Grammar- Commonly Misused


This is a simple one, but I still see it misused sometimes. Plainly stated:

Know– to possess information

I know I’m not allowed to stay out late.

Do you know what time the bus arrives?

No– a negative response, a refusal, a state of ‘not’

No, I do not want dessert.

There is no way I can eat any more.


This one is pretty commonly misused. Here’s the short of it.

To lay: to place something

To lie: to remain horizontal

You would lay out the tablecloth, and lie down for a nap.

Lay (present) -Laid (past) -Laid (past participle)

You will lay out a tablecloth.

I laid out the tablecloth.

I had just laid out the last tablecloth.

Lie (present) -Lay (past) -Lain (past participle)

I need to lie down for a nap.

I laid down and napped.

I would have lain there all day.


“Than” (conjunction) is always used in comparison. See below:

“You’re better than this.”
“It rained more today than it did yesterday.”
“Other than Mary, no one had ever understood.” (Comparison may be between people, places, things, etc.)

All are comparisons.

“Then” (adverb, adjective, noun) usually depicts time.

“After we go to the movie, then we will go have dinner.”

“Well then, I guess that is just that” (After the realization, or acquiring of information, ‘then’ this conclusion. Time has affected perception. In this case, “then” could be synonymous with “in light of” or “in that case”.)
“Then, we had cake.”


*Preventing this grammar faux pas will allow you to avoid much internet based shaming, if nothing else.

You’re- is always a contraction for ‘you are’.

You’re going to wear that?

I think you’re crazy.

You’re going to love this diner.

Your- is always possessive.

Is that your jacket?

It’s not your fault.

It’s your birthday.


*Preventing this grammar faux pas will allow you to avoid much internet based shaming, if nothing else.

They’re- always combines “they” and “are”. This never indicates possession.
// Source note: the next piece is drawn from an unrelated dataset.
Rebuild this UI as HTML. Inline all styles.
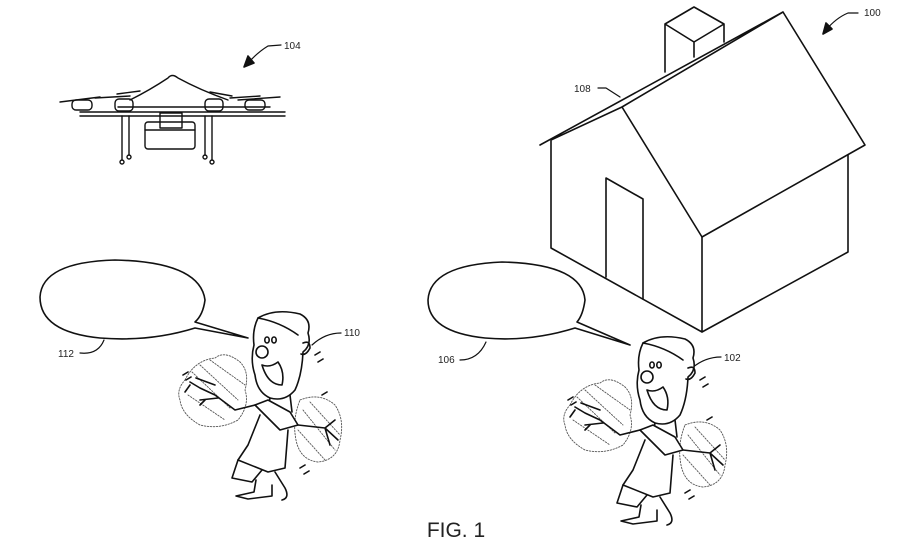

They’re going to the store.

They’re never going to forget today.

Their– indicates possession

It’s their turn.

That’s their house.

There– indicates location or state of being

Will there be food?

Michael lives over there.


This is a classic case of English being delightfully complicated. While all three words have the exact same pronunciation, the meaning is different for each, making them easy to confuse.

To– used to identify

That was mean to do.

Are you going to the store?

Too- also, or excessively so

That was too mean.

I want to go, too!

Two– only ever the number 2

I need two blankets.

I have until two-thirty.


Who’s is ALWAYS a contraction for Who is or Who has
If one of those two cannot replace the word “who’s”, then the correct usage is “whose.”

Who’s going to the movie?

Is that John, who’s always late?

Whose, however usually describes possession or an attribute.

Whose shoes are these?

It is John, whose repeated tardiness caused the delay!